0

I've defined a Crawler class for crawling multiple spiders from script.
For spiders, instead of using pipelines, I defined a class, CrawlerPipeline and used signals for connecting methods.
In CrawlerPipeline, some methods require to use class variables such as __ERRORS.
I'm unable to implement the correct way for the same. Any suggestions or ideas will be very helpful.
For reference, I'm attaching the code snippet

from scrapy import signals
from scrapy.crawler import CrawlerProcess
from .pipeline import CrawlerPipeline


class Crawler:

    def __init__(self) -> None:
        self.process = CrawlerProcess(settings={
            'ROBOTSTXT_OBEY': False,
            'REDIRECT_ENABLED': True,
            'SPIDER_MODULES': ['engine.crawler.spiders'],
            'REQUEST_FINGERPRINTER_IMPLEMENTATION': '2.7',
            'USER_AGENT': 'Mozilla/5.0 (Linux x86_64; rv:78.0) Gecko/20100101 Firefox/78.0',
        })

    def spawn(self, spider: str, **kwargs) -> None:
        self.process.crawl(spider, **kwargs)
        self.__connect_signals(spider)

    def run(self) -> None:
        self.process.start()

    def __connect_signals(self, spider: str) -> None:
        pipe = CrawlerPipeline()

        for crawler in self.process.crawlers:
            _set_signal = crawler.signals.connect

            if spider == 'a':
                _set_signal(pipe.add_meta_urls, signal=signals.spider_opened)

            if spider == 'b':
                ...

            if spider == 'c':
                _set_signal(pipe.add_meta_urls, signal=signals.spider_opened)

            if spider == 'd':
                ...
            
            # These lines are not working, above two also not working
            _set_signal(pipe.process_item, signal=signals.item_scraped)
            _set_signal(pipe.spider_closed, signal=signals.spider_closed)
            _set_signal(pipe.spider_error, signal=signals.spider_error)
import json
from pathlib import Path
from collections import defaultdict

from api.database import Mongo


class CrawlerPipeline:

    __ITEMS = defaultdict(list)
    __ERRORS = list

    def process_item(self, item, spider):
        self.__ITEMS[spider.name].append(item)
        return item

    def add_meta_urls(self, spider):
        spider.start_urls = ['https://www.example.com']
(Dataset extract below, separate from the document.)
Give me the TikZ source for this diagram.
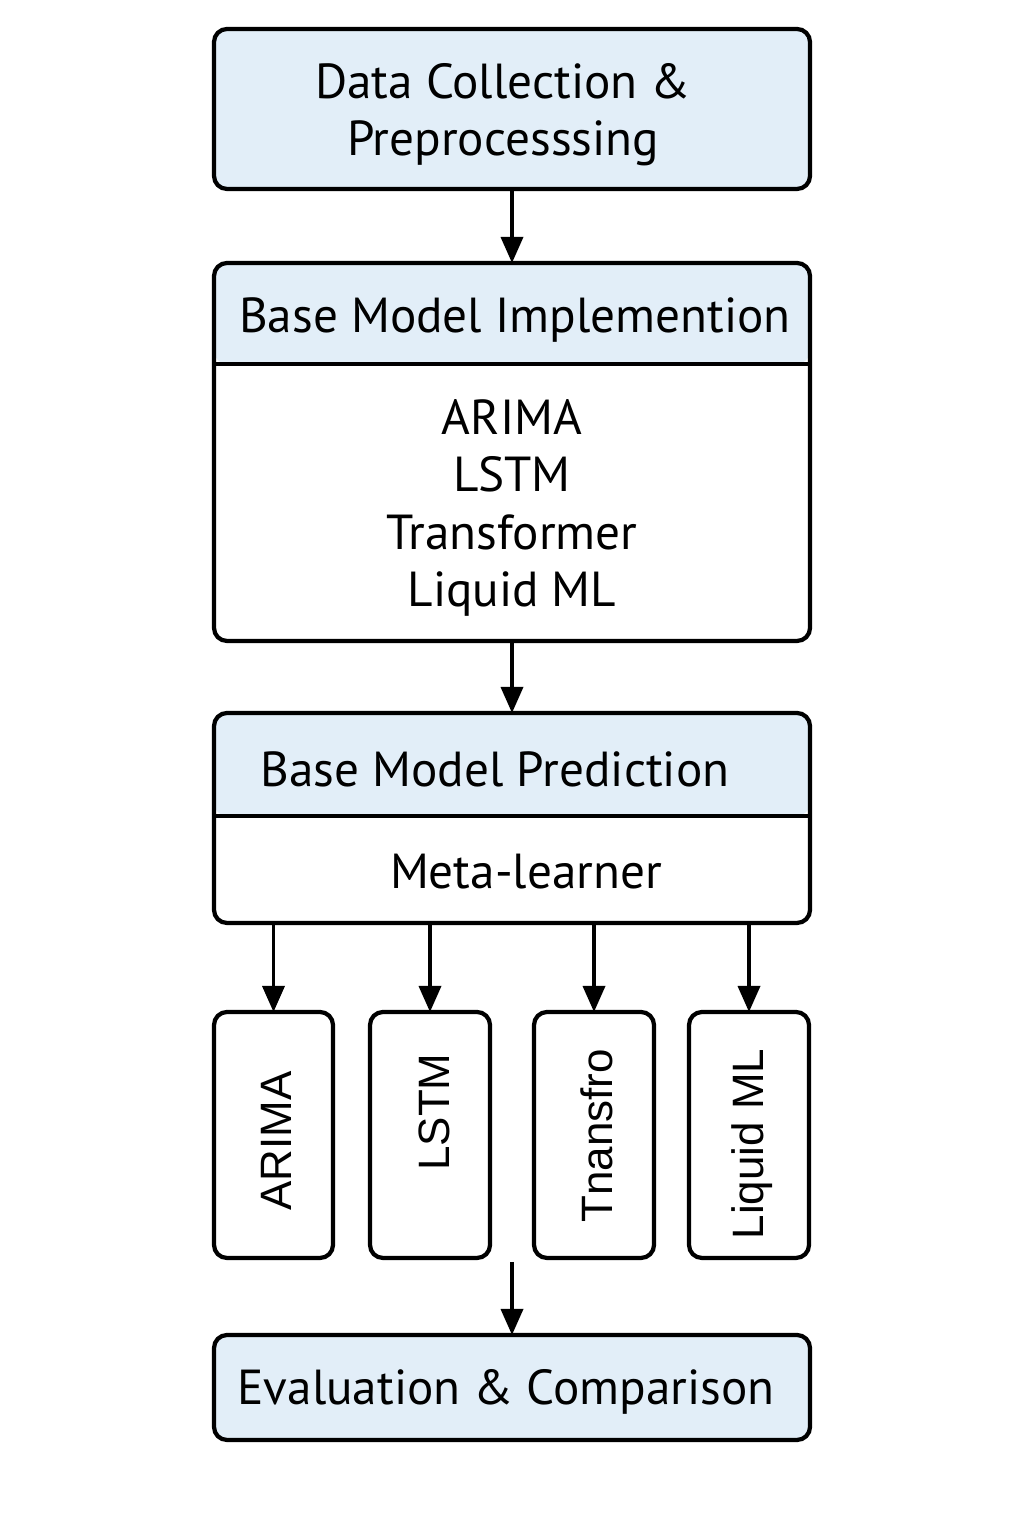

    def spider_error(self, failure, response, spider):
        self.__ERRORS.append({
            'spider': spider.name,
            'url': response.url,
            'status': response.status,
            'error': failure.getErrorMessage(),
            'traceback': failure.getTraceback(),
        })

    def spider_closed(self, spider, reason):
        print(self.__ERRORS)
        Path("logs").mkdir(parents=True, exist_ok=True)
        ...
rish_hyun
  • 451
  • 1
  • 7
  • 13
  • I am not really sure what your trying to achieve here, but your assignment for `CrawlerPipeline.__ERRORS` should probably be `list()` or `[]`. – Alexander Feb 15 '23 at 21:36
  • Thanks for pointing this! I know there are many things that needs to be fix, before that I need to connect the methods which I'm unable to. Currently, not a single method of `CrawlerPipeline` is listened or received by signals irrespective of their definition. – rish_hyun Feb 15 '23 at 22:01
  • @Alexander I've created multiple spiders and want to use specific functions for each spider. So, instead of creating multiple pipelines, I defined single class for connecting specific methods according to each spider – rish_hyun Feb 15 '23 at 22:05
  • 1
    I still don't fully understand, but what I can see is that your pipeline is likely being garbage collected as soon as it leaves the `__connect_signals` method, since you are not keeping a reference to it anywhere else in your `Crawler` class. – Alexander Feb 15 '23 at 22:44
  • 1
    @Alexander Thank you for helping me once again! You're right. After keeping a reference of `CrawlerPipeline` instance inside `Crawler` class, it is listening to signals and working as I expected! – rish_hyun Feb 16 '23 at 06:18
  • 1
    @Alexander Finally, I came at the conclusion of defining `from_cralwer` method in Pipeline instead of creating mess like this, therefore, I do not need to define methods in `Crawler` class for connecting signals – rish_hyun Feb 16 '23 at 06:21

0 Answers0